#dearsyed is a letter-writing campaign by the Transformative Justice Collective (TJC) in solidarity with death row inmate Syed Suhail, whose brave voice moved us to come together and build a movement for the abolition of the death penalty. We’re collecting letters for Syed throughout the month of March 2021. Read more about the campaign and get involved: https://tinyurl.com/dearsyed
Dear Syed,
I’m sorry that I am writing on the computer. My hand writing is practically illegible!
I’m writing to you from Helsinki, Finland, in the north of Europe. My 18 year old cat, Moby, aka The Joo Chiat Gangster from Singapore is with me on the sofa. It is 6th March its minus 10 degrees outside and it is snowing and the sea has frozen into ice as far as the eye can see.
I have a student Anna, who is currently in Russia and she spoke the other day about imagining she could walk from St Petersburg over the ice to Helsinki. For me, I imagine that the ice is frozen all the way to Singapore and that I could walk there and stand outside Changi prison with so many others who care about you and your case.

I want you to know that your story has travelled this far thanks to the many in Singapore who care deeply about you and your family and who care enough to want to fight against all odds to change the barbaric, colonial system you are being put through.
I read your sister Sharifah’s stories about you. And I watched a video interview with your sister Sharmila. It’s so clear how much both of them love and respect you. Your sisters are so very wise, perceptive, so able to understand the complexities of where and how things happened the way they did for you.
They told us about your loss of your Mother and your Father.
I only wish the Singapore legal system had half of this wisdom and compassion of your sisters.
Something Sharifah said rang so true to me:
“All of us have our own skeletons in the closet. Our own silent addictions, coping mechanisms.”
I dearly wish that your story and the stories of those like you would finally give Singaporeans in power the courage to transform their legal system from a colonial relic to a visionary, ground breaking model of justice that moves beyond kneejerk, punitive reactions.
I think of those Singaporeans in power and high up the judiciary (some of whom I have met personally). I think of them enjoying a cigarette or a cup of coffee or one too many glasses of beer or whisky or wine or whatever they do after a day of stress and/or loneliness and/or alienation. I think of them on one of those days when they feel lost, and when they try to re-tell themselves that story about how they are only staying in the system, only working within the machine in order to make things better from the inside or to make good a promise to their lost Father or their lost Mother or their estranged partner or their children; a promise to try and change things and to make things better.
I dearly wish how, after that second or third glass or cigarette they take in, that they might come to realize, in your sister’s words, how similar we all are in our fragilities and our coping mechanisms. I wish that Singapore might finally have the courage and maturity to use the crazy wealth that it accumulated to imagine and create a society with values based upon empathy, care and relationships as much as competition and individualism.

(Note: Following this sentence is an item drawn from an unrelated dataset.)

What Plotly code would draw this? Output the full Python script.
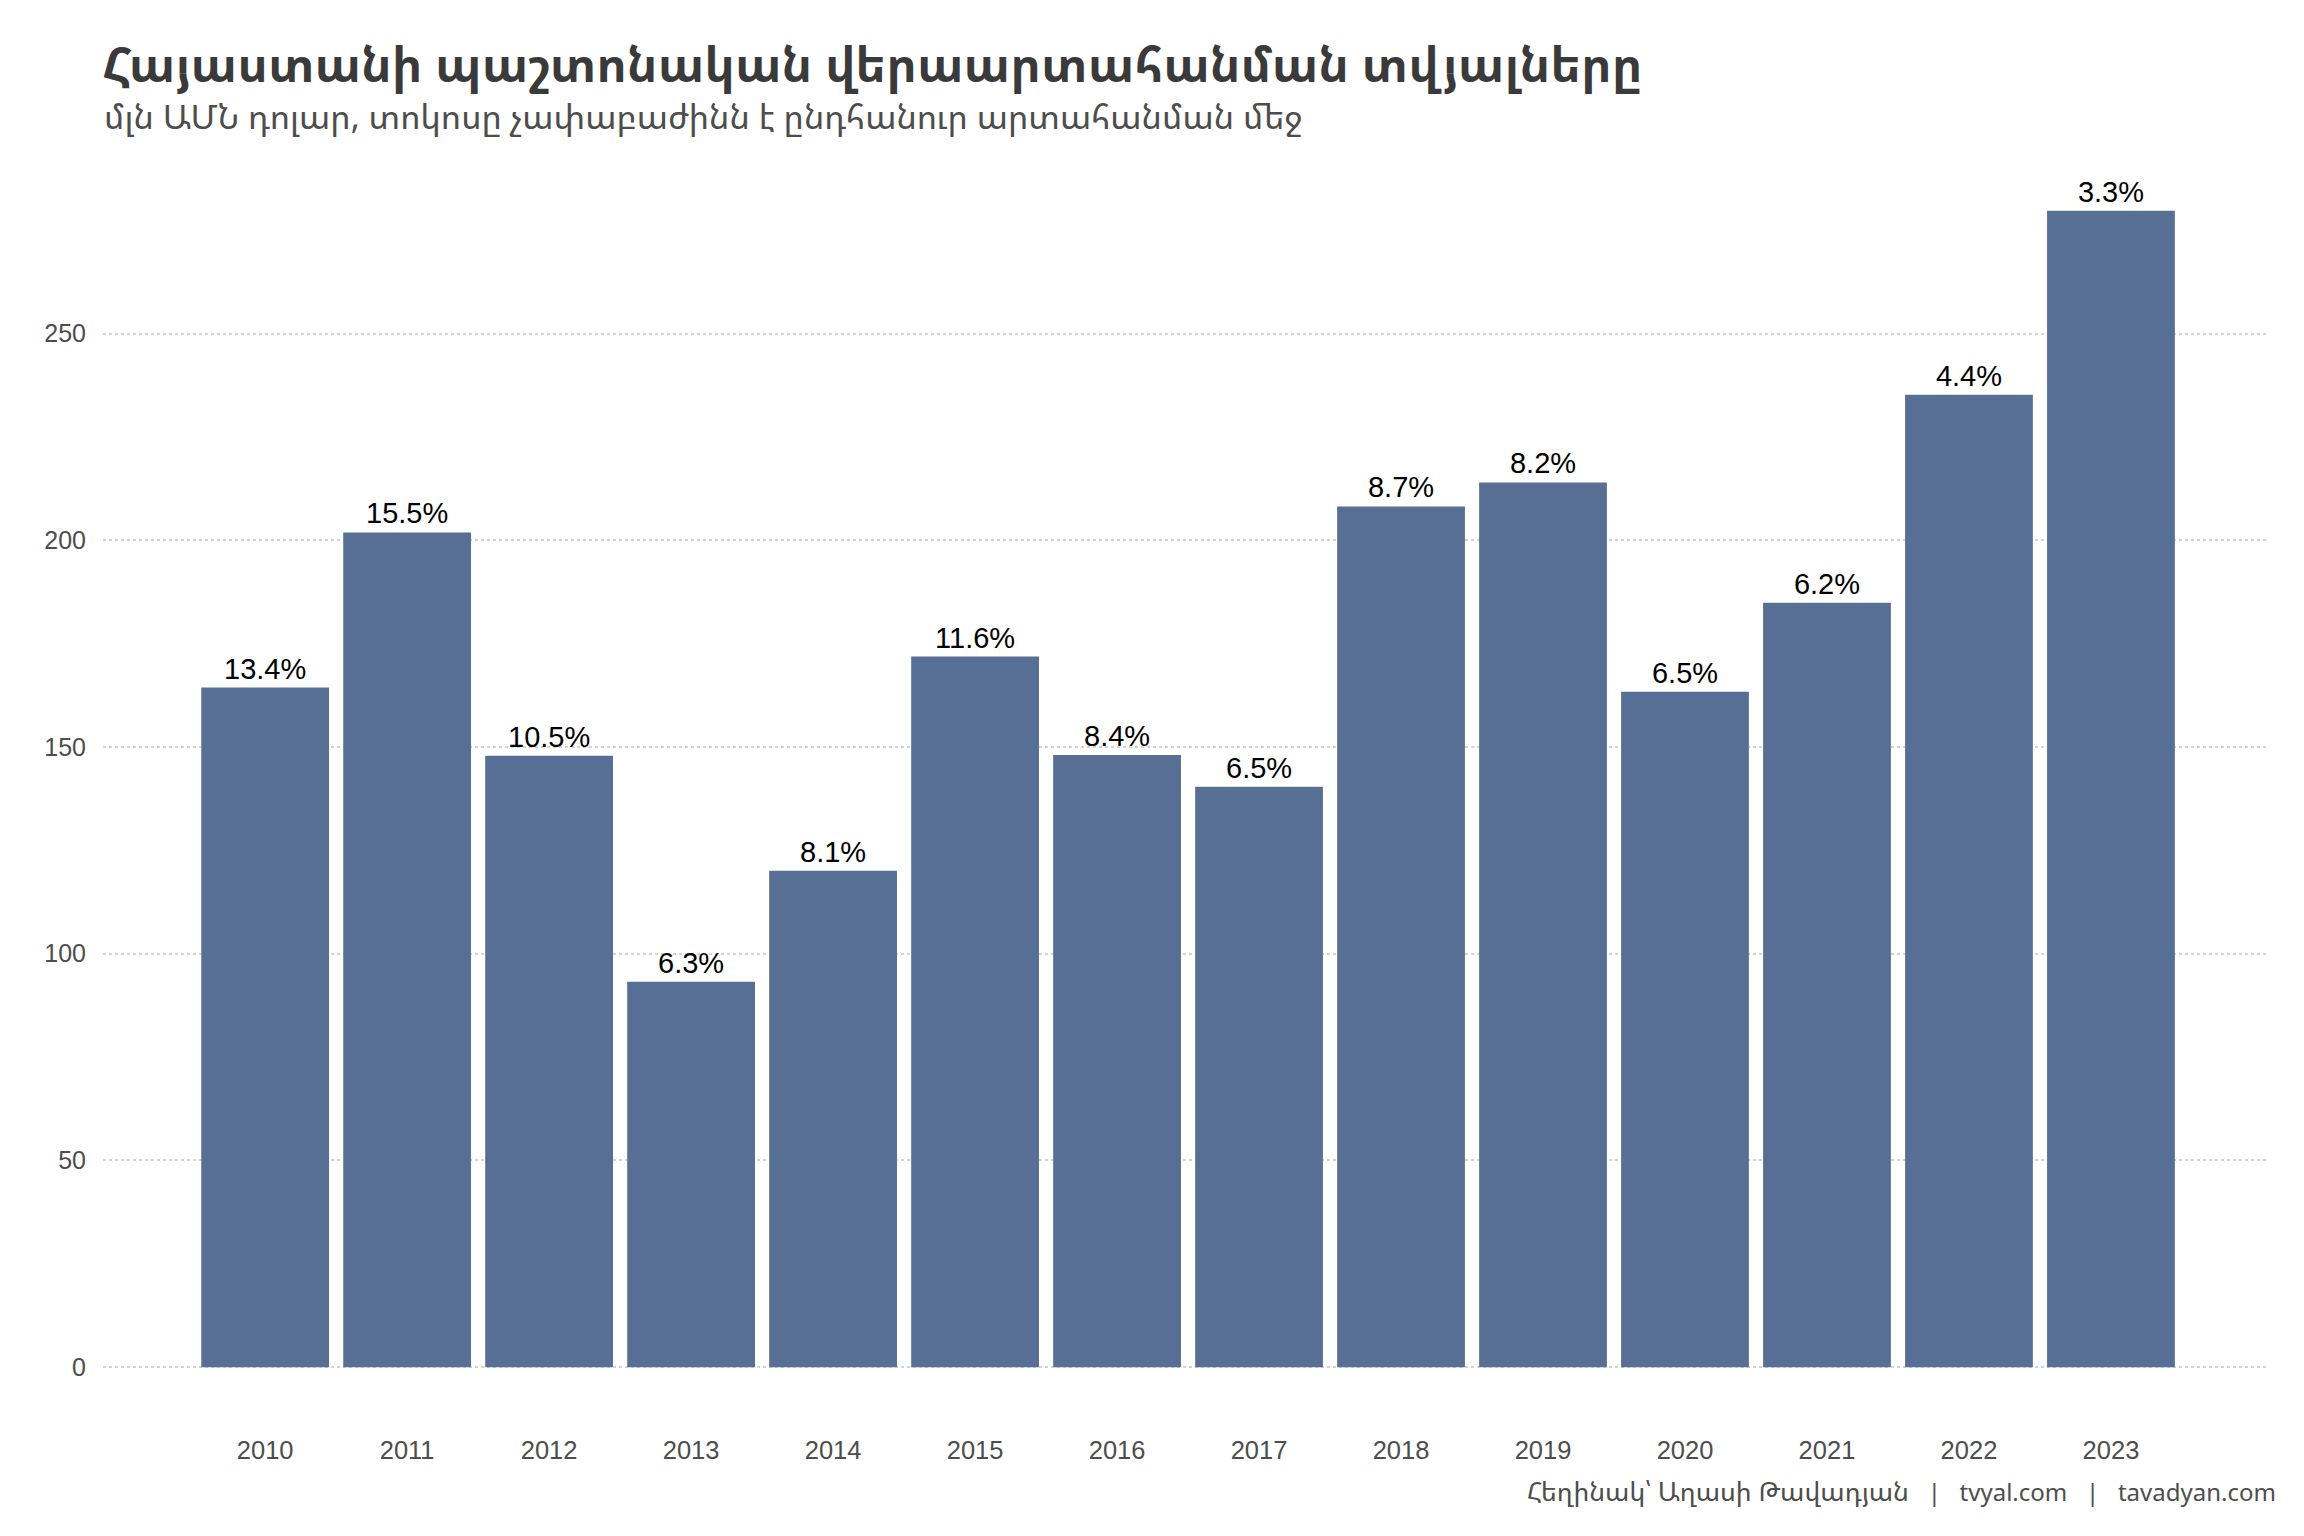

I wish that Singapore might be able to celebrate the collective values that already exist in its population; values that are demonstrated by your sisters; values have the capacity to transform the cold individualistic machine into something nurturing; something in common.
Sharmila tells me you have read philosophy and poetry. How you wrote articles. How you would also goof around and make people laugh. I imagine how you might write a story that is poetic and philosophical and perhaps also funny; a story that might perhaps might just finally melt the ice in the hearts of those in power. And I imagine that when reading your story, they might also recognize in it their own alienation and loneliness. I imagine they might perhaps realize that a reason they want to push you away, to lock you away into this dark corner, a reason they want to do violence to your body and to those like you, has as much to do with an inability to find compassionate, collective ways to respond to their own pain and feelings of abandonment, as it has to do with any threat you personally might be to Singapore society at large.

My cat 18 years old, from Joo Chiat is purring beside me. I so wish you could hear him purr! He purrs in another space and time from humans. It is a sound that heals both his ageing asthmatic body, and my own.
I pray that things will get better for you. I wish you great, great courage. This is a courage I do not know, as I have never ever been tested in the way that you are now. I wish you the healing sound of a cat that purrs. I want you to know that we know your name, Syed. I want you to know that the very wise words of your sisters Sharmila and Sharifah have touched many, that we think of you and that you are deeply cared about.